╭──

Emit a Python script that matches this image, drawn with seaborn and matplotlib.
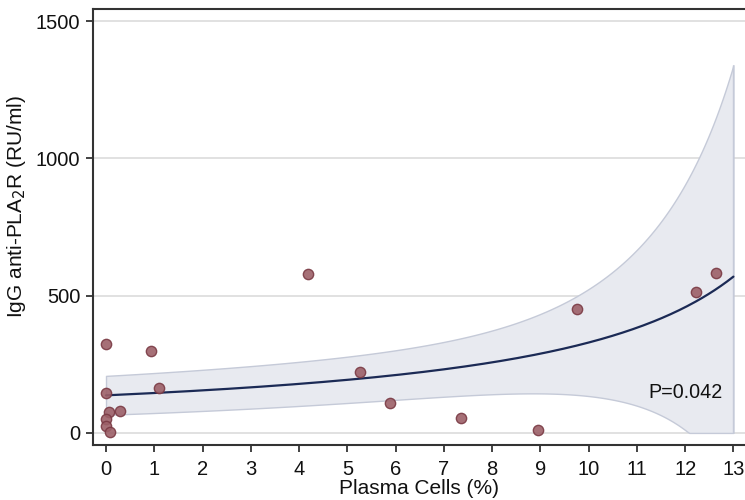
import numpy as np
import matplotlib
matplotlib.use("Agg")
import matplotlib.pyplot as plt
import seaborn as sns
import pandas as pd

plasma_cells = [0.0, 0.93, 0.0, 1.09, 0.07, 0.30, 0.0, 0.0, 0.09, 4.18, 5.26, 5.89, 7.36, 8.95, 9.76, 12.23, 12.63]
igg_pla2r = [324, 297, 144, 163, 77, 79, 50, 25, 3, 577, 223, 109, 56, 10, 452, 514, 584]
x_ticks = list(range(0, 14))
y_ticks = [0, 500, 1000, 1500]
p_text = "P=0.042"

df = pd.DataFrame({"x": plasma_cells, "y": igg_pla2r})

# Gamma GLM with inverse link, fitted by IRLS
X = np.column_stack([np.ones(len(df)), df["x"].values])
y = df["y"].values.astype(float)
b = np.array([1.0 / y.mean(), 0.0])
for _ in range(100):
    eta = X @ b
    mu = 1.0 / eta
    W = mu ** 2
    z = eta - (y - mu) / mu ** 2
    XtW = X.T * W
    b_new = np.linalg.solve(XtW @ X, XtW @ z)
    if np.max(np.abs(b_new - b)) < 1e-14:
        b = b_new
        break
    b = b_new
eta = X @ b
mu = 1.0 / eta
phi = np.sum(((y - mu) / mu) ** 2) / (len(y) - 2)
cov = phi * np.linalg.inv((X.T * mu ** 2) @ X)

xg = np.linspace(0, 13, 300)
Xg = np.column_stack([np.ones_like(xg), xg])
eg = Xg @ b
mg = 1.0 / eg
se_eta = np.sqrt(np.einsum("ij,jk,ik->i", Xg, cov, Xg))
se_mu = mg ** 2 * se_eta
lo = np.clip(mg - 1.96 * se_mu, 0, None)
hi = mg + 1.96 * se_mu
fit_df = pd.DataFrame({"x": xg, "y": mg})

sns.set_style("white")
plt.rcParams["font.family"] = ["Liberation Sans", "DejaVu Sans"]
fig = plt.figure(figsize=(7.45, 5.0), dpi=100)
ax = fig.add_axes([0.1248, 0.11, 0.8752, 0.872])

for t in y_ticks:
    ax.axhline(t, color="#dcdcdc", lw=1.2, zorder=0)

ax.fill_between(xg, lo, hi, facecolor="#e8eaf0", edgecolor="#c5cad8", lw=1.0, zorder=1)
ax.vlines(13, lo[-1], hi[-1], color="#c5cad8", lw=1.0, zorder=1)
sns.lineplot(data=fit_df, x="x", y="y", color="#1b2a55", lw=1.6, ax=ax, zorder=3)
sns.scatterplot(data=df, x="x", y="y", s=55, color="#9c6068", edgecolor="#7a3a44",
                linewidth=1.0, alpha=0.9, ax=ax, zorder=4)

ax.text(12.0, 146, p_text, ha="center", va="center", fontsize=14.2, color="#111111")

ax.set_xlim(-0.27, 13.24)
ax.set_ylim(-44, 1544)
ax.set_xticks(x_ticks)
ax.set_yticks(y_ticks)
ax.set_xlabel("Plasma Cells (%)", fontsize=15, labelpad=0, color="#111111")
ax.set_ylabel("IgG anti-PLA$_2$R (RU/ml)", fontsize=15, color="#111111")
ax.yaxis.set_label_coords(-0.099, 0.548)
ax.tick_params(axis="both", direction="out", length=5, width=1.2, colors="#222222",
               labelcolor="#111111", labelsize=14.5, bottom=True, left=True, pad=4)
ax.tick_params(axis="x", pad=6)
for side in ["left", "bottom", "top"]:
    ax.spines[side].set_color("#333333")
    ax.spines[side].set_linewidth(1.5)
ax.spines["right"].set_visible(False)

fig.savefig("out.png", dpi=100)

╰──

Your goal: All the lines above are to be reproduced exactly, except the pictures.

Solved problem:
Emit a Python script that matches this image, drawn with seaborn and matplotlib.
import numpy as np
import matplotlib
matplotlib.use("Agg")
import matplotlib.pyplot as plt
import seaborn as sns
import pandas as pd

plasma_cells = [0.0, 0.93, 0.0, 1.09, 0.07, 0.30, 0.0, 0.0, 0.09, 4.18, 5.26, 5.89, 7.36, 8.95, 9.76, 12.23, 12.63]
igg_pla2r = [324, 297, 144, 163, 77, 79, 50, 25, 3, 577, 223, 109, 56, 10, 452, 514, 584]
x_ticks = list(range(0, 14))
y_ticks = [0, 500, 1000, 1500]
p_text = "P=0.042"

df = pd.DataFrame({"x": plasma_cells, "y": igg_pla2r})

# Gamma GLM with inverse link, fitted by IRLS
X = np.column_stack([np.ones(len(df)), df["x"].values])
y = df["y"].values.astype(float)
b = np.array([1.0 / y.mean(), 0.0])
for _ in range(100):
    eta = X @ b
    mu = 1.0 / eta
    W = mu ** 2
    z = eta - (y - mu) / mu ** 2
    XtW = X.T * W
    b_new = np.linalg.solve(XtW @ X, XtW @ z)
    if np.max(np.abs(b_new - b)) < 1e-14:
        b = b_new
        break
    b = b_new
eta = X @ b
mu = 1.0 / eta
phi = np.sum(((y - mu) / mu) ** 2) / (len(y) - 2)
cov = phi * np.linalg.inv((X.T * mu ** 2) @ X)

xg = np.linspace(0, 13, 300)
Xg = np.column_stack([np.ones_like(xg), xg])
eg = Xg @ b
mg = 1.0 / eg
se_eta = np.sqrt(np.einsum("ij,jk,ik->i", Xg, cov, Xg))
se_mu = mg ** 2 * se_eta
lo = np.clip(mg - 1.96 * se_mu, 0, None)
hi = mg + 1.96 * se_mu
fit_df = pd.DataFrame({"x": xg, "y": mg})

sns.set_style("white")
plt.rcParams["font.family"] = ["Liberation Sans", "DejaVu Sans"]
fig = plt.figure(figsize=(7.45, 5.0), dpi=100)
ax = fig.add_axes([0.1248, 0.11, 0.8752, 0.872])

for t in y_ticks:
    ax.axhline(t, color="#dcdcdc", lw=1.2, zorder=0)

ax.fill_between(xg, lo, hi, facecolor="#e8eaf0", edgecolor="#c5cad8", lw=1.0, zorder=1)
ax.vlines(13, lo[-1], hi[-1], color="#c5cad8", lw=1.0, zorder=1)
sns.lineplot(data=fit_df, x="x", y="y", color="#1b2a55", lw=1.6, ax=ax, zorder=3)
sns.scatterplot(data=df, x="x", y="y", s=55, color="#9c6068", edgecolor="#7a3a44",
                linewidth=1.0, alpha=0.9, ax=ax, zorder=4)

ax.text(12.0, 146, p_text, ha="center", va="center", fontsize=14.2, color="#111111")

ax.set_xlim(-0.27, 13.24)
ax.set_ylim(-44, 1544)
ax.set_xticks(x_ticks)
ax.set_yticks(y_ticks)
ax.set_xlabel("Plasma Cells (%)", fontsize=15, labelpad=0, color="#111111")
ax.set_ylabel("IgG anti-PLA$_2$R (RU/ml)", fontsize=15, color="#111111")
ax.yaxis.set_label_coords(-0.099, 0.548)
ax.tick_params(axis="both", direction="out", length=5, width=1.2, colors="#222222",
               labelcolor="#111111", labelsize=14.5, bottom=True, left=True, pad=4)
ax.tick_params(axis="x", pad=6)
for side in ["left", "bottom", "top"]:
    ax.spines[side].set_color("#333333")
    ax.spines[side].set_linewidth(1.5)
ax.spines["right"].set_visible(False)

fig.savefig("out.png", dpi=100)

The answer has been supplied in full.